I have one final point which is important to make in this debate. The coalition, in 2012, voted against laws to close a multinational tax avoidance loophole. They did so claiming that the measure was retrospective. It wasn't—they were wrong about that—but they cast a vote against closing a multinational tax avoidance loophole. And then, in 2017, we saw that very same law being used to secure a $340 million judgement against Chevron. If those opposite had any decency, they would have come in here and said: 'We got it wrong. We're very sorry. We made a mistake. Had we had our way, the budget would have been $340 million worse off. But now we have seen the light and we'll do the right thing.' But they didn't do that. Indeed, they even patted themselves on the back. We even had the spectacle of the Prime Minister—then Treasurer—claiming credit for a court outcome based on laws he voted against.

But clearly they were a little wounded by this, so around that time began the lie that Labor had voted against the multinational anti-avoidance law. They began to come into this place and simply repeat time after time the mistruth that Labor had voted against the coalition's multinational anti-avoidance law. This bears focus and it bears a little bit of detail. But the high-level point is that we voted for the law in the House and the Senate but we voted against measures to water down tax transparency.

Let me take the House through the key dates. On 9 November 2015, Labor clearly stated its support for the bill throughout the debate. The then senator Sam Dastyari said on that date, at page 8,044 of the Hansard, 'Labor's position is that we support this bill.' On November 11, 2015, Labor voted for the bill in the Senate in its third reading. That is at page 8,338 of the Hansard. On 12 November, the House disagreed with the Senate amendments—Senate amendments that would have watered down tax transparency. That is at page 13,042 of the House Hansardof 12 November. On 3 December 2015 the Senate debated amendments—a deal between the Greens and the coalition—to water down tax transparency. On page 9,906 of the Senate Hansard it can be clearly seen that Labor opposed the amendments to water down tax transparency but supported the re-amended bill. We did the same when the bill returned to the House. At no point did Labor vote against the multinational anti-avoidance law.

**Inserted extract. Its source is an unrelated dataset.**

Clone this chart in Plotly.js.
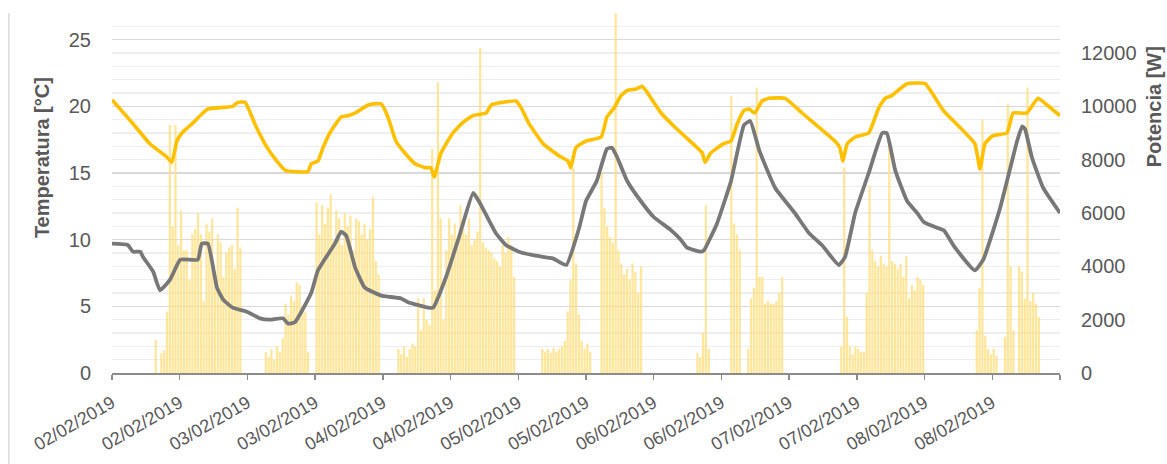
<!DOCTYPE html>
<html>
<head>
<meta charset="utf-8">
<script src="https://cdn.plot.ly/plotly-3.0.1.min.js"></script>
<style>html,body{margin:0;padding:0;background:#fff;}#chart{width:1167px;height:464px;}</style>
</head>
<body>
<div id="chart"></div>
<script>
// ---- Data ----
// Hours since 02/02/2019 00:00 and interior temperature [°C]
const interiorHours = [0,3.7,6.7,9.7,10.6,11.5,12.4,14.2,16.1,17.0,21.4,22.3,23.6,25.4,27.5,29.2,30.7,34.7,35.3,36.5,37.4,38.6,40.6,41.8,43.1,45.4,46.6,47.7,48.9,50.3,51.9,53.7,55.5,56.5,57.1,58.3,60.4,62.2,64.0,66.3,67.2,69.3,71.6,72.5,73.9,76.4,79.2,80.8,81.3,82.2,84.0,86.7,87.7,89.0,90.2,91.3,92.9,93.9,94.6,97.3,100.1,103.7,104.6,105.1,106.1,108.4,109.7,110.8,112.0,112.9,113.9,115.2,116.4,119.3,122.3,128.1,129.0,129.5,130.3,131.7,134.1,135.0,135.9,137.0,138.2,139.6,140.9,144.1,147.3,152.9,153.8,154.7,156.1,158.6,159.7,162.1,164.1,165.7,168];
const interiorTemp = [20.5,18.7,17.2,16.2,15.8,17.4,18.0,18.7,19.5,19.8,20.0,20.3,20.3,18.6,16.9,15.9,15.2,15.1,15.7,15.9,16.9,18.0,19.2,19.3,19.5,20.1,20.2,20.2,19.2,17.4,16.5,15.7,15.4,15.4,14.7,16.5,18.0,18.8,19.3,19.5,20.1,20.3,20.4,19.9,18.7,17.2,16.3,15.9,15.4,16.9,17.4,17.7,19.2,19.9,20.8,21.2,21.3,21.5,21.2,19.5,18.3,16.9,16.5,15.8,16.5,17.2,17.4,18.7,19.7,19.8,19.5,20.4,20.6,20.6,19.5,17.4,16.9,15.9,17.2,17.7,18.0,18.9,19.9,20.6,20.8,21.3,21.7,21.7,19.7,17.2,15.3,17.2,17.8,18.0,19.5,19.5,20.6,20.1,19.3];

// Hours since 02/02/2019 00:00 and exterior temperature [°C]
const exteriorHours = [0,2.8,3.7,5.0,5.5,7.3,8.5,10.3,12.1,15.2,15.9,17.0,18.6,19.7,21.4,23.9,26.2,28.0,30.3,31.2,32.4,35.3,36.5,39.5,40.6,41.5,43.1,44.8,47.7,49.4,51.2,52.5,56.0,56.9,59.2,61.5,64.0,65.0,68.0,69.8,72.1,75.1,78.1,80.5,82.8,84.0,85.9,87.7,88.6,89.5,91.3,93.7,96.0,99.1,100.8,101.9,104.4,104.9,107.2,109.7,112.0,113.1,114.7,117.5,121.0,123.5,125.8,128.8,129.9,131.7,134.1,136.5,137.3,138.8,140.9,142.7,143.9,146.2,147.4,149.4,152.9,154.4,157.4,160.4,161.3,161.8,163.0,165.0,168];
const exteriorTemp = [9.7,9.6,9.1,9.1,8.7,7.6,6.2,7.0,8.5,8.5,9.7,9.7,6.4,5.5,4.9,4.6,4.1,4.0,4.1,3.7,3.8,6.0,7.7,9.7,10.6,10.3,7.9,6.4,5.8,5.7,5.6,5.3,4.9,4.9,7.2,10.2,13.5,12.9,10.5,9.6,9.1,8.8,8.6,8.1,10.9,12.9,14.4,16.8,16.9,16.2,14.4,12.9,11.7,10.7,10.0,9.4,9.1,9.2,11.2,14.4,18.6,18.9,16.7,13.9,12.0,10.5,9.6,8.1,8.7,12.0,15.0,18.0,18.0,15.2,12.9,12.0,11.3,10.9,10.7,9.4,7.7,8.5,12.4,17.4,18.5,18.3,16.2,13.9,12.0];

// Heating power [W], one value per half hour, one array per day
const powerDay1 = [0,0,0,0,0,0,0,0,0,0, 0,0,0,0,0,1240,0,750,860,2300, 9300,5500,9300,4800,6100,4600,4600,3500,5200,5400, 6000,5200,2700,5600,5300,5800,3800,5200,4900,3600, 4500,4700,4800,3900,6200,4700,0,0];
const powerDay2 = [0,0,0,0,0,0,800,600,900,500, 1000,800,1300,2600,2200,2900,2700,3400,3300,2500, 2300,800,0,0,6400,5200,6300,5600,6200,6700, 5000,6100,5800,4800,6000,5500,5900,4600,5800,5700, 5200,5600,5000,5400,6600,4200,3700,0];
const powerDay3 = [0,0,0,0,0,900,700,1000,600,900, 1100,1000,2800,1600,2800,2000,1800,8400,3100,10900, 5800,2000,4600,5800,5200,5600,5000,6300,5400,5200, 5800,4800,5000,5300,12200,4900,4700,4600,4500,4300, 4200,4000,4800,4500,5100,4800,3600,0];
const powerDay4 = [0,0,0,0,0,0,0,0,900,800, 900,750,950,800,900,1000,1200,2300,3500,7700, 4100,2200,1200,900,1100,800,0,0,0,7500, 6200,5500,5100,4900,13500,4600,4100,3700,3900,3500, 4100,3800,3000,4000,0,0,0,0];
const powerDay5 = [0,0,0,0,0,0,0,0,0,0, 0,0,0,0,0,750,600,1500,6300,900, 0,0,0,0,0,0,0,10400,5600,5200, 4600,0,0,900,2800,3200,10700,3600,3600,2600, 2700,2600,2600,2700,3000,3600,0,0];
const powerDay6 = [0,0,0,0,0,0,0,0,0,0, 0,0,0,0,0,0,0,0,1000,7700, 2100,1000,700,1000,900,800,800,3000,7000,4600, 4200,4000,4400,4100,4000,8600,4200,4100,3900,4100, 3600,4400,2800,3300,3100,3600,3500,3300];
const powerDay7 = [0,0,0,0,0,0,0,0,0,0, 0,0,0,0,0,0,0,0,1600,3200, 9500,1400,900,700,900,650,0,0,1350,10100, 4000,1600,0,4000,3800,2800,10700,2700,3000,2600, 2100,0,0,0,0,0,0,0];

// Axis ticks
const tickHours = [0,12,24,36,48,60,72,84,96,108,120,132,144,156,168];
const tickLabels = ["02/02/2019","02/02/2019","03/02/2019","03/02/2019","04/02/2019","04/02/2019","05/02/2019","05/02/2019","06/02/2019","06/02/2019","07/02/2019","07/02/2019","08/02/2019","08/02/2019",""];
const tempTicks = [0,5,10,15,20,25];
const powerTicks = [0,2000,4000,6000,8000,10000,12000];
const powerTickLabels = ["0","2000","4000","6000","8000","10000","12000"];

// ---- Helpers ----
const START = Date.UTC(2019, 1, 2, 0, 0, 0);
function stamp(h) {
  return new Date(START + h * 3600000).toISOString().slice(0, 19).replace('T', ' ');
}

const powerAll = [].concat(powerDay1, powerDay2, powerDay3, powerDay4, powerDay5, powerDay6, powerDay7);
const powerX = powerAll.map((_, i) => stamp(i * 0.5 + 0.25));

const FONT = 'Liberation Sans, Arial, sans-serif';
const TXT = '#595959';
const TICKSIZE = 20;

const traces = [
  {
    type: 'bar', name: 'Potencia', x: powerX, y: powerAll, yaxis: 'y',
    marker: {color: 'rgba(255,222,120,0.75)', line: {width: 0}},
    hoverinfo: 'x+y'
  },
  {
    type: 'scatter', mode: 'lines', name: 'Temperatura interior',
    x: interiorHours.map(stamp), y: interiorTemp, yaxis: 'y2',
    line: {color: '#FFC000', width: 3.6, shape: 'spline', smoothing: 0.4}
  },
  {
    type: 'scatter', mode: 'lines', name: 'Temperatura exterior',
    x: exteriorHours.map(stamp), y: exteriorTemp, yaxis: 'y2',
    line: {color: '#787878', width: 3.8, shape: 'spline', smoothing: 0.4}
  }
];

const layout = {
  width: 1167, height: 464,
  margin: {l: 112, r: 107, t: 13, b: 91, pad: 0},
  paper_bgcolor: '#ffffff', plot_bgcolor: '#ffffff',
  font: {family: FONT, size: TICKSIZE, color: TXT},
  showlegend: false,
  bargap: 0.2,
  xaxis: {
    type: 'date',
    range: [stamp(0), stamp(168)],
    tickmode: 'array',
    tickvals: tickHours.map(stamp),
    ticktext: tickLabels,
    tickangle: -30,
    ticks: 'outside', ticklen: 5, tickcolor: '#8C8C8C', tickwidth: 1.5,
    showline: true, linecolor: '#8C8C8C', linewidth: 1.5,
    showgrid: false, zeroline: false,
    tickfont: {family: FONT, size: 18, color: TXT},
    ticklabelstandoff: 6
  },
  yaxis: {
    side: 'right',
    range: [0, 13500],
    tickmode: 'array', tickvals: powerTicks, ticktext: powerTickLabels,
    showgrid: false, zeroline: false, showline: false,
    ticks: '',
    tickfont: {family: FONT, size: TICKSIZE, color: TXT},
    ticklabelstandoff: 20
  },
  yaxis2: {
    overlaying: 'y', side: 'left',
    range: [0, 27],
    tickmode: 'array', tickvals: tempTicks,
    showgrid: true, gridcolor: '#D9D9D9', gridwidth: 1.6,
    minor: {dtick: 1, showgrid: true, gridcolor: '#EEEEEE', gridwidth: 1.3},
    zeroline: false, showline: false, ticks: '',
    tickfont: {family: FONT, size: TICKSIZE, color: TXT},
    ticklabelstandoff: 20
  },
  shapes: [
    {type: 'line', xref: 'paper', yref: 'paper',
     x0: -0.1087, x1: -0.1087, y0: -0.26, y1: 1.0,
     line: {color: '#D9D9D9', width: 1.5}}
  ],
  annotations: [
    {text: 'Temperatura [°C]', xref: 'paper', yref: 'paper',
     x: -0.0738, y: 0.597, xanchor: 'center', yanchor: 'middle',
     textangle: -90, showarrow: false,
     font: {family: FONT, size: 20, color: TXT, weight: 'bold'}},
    {text: 'Potencia [W]', xref: 'paper', yref: 'paper',
     x: 1.0995, y: 0.739, xanchor: 'center', yanchor: 'middle',
     textangle: -90, showarrow: false,
     font: {family: FONT, size: 20, color: TXT, weight: 'bold'}}
  ]
};

Plotly.newPlot('chart', traces, layout, {staticPlot: true, displayModeBar: false});
</script>
</body>
</html>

When they come into this place in this debate, the Prime Minister, the Treasurer, the member for Fadden, his successor as Assistant Treasurer—the member for Deakin—and the member for Forde have persisted in the mistruth that Labor voted against the multinational anti-avoidance law. We did not. We did not follow the playbook of the coalition, who did indeed vote against loophole-closing measures of Labor in government in 2012. It is an absolute lie to say that Labor voted against the multinational anti-avoidance law. We believe that law should have been tougher, which is why we took to the last election the most comprehensive suite of multinational anti-tax-avoidance proposals that any opposition has ever taken to an election.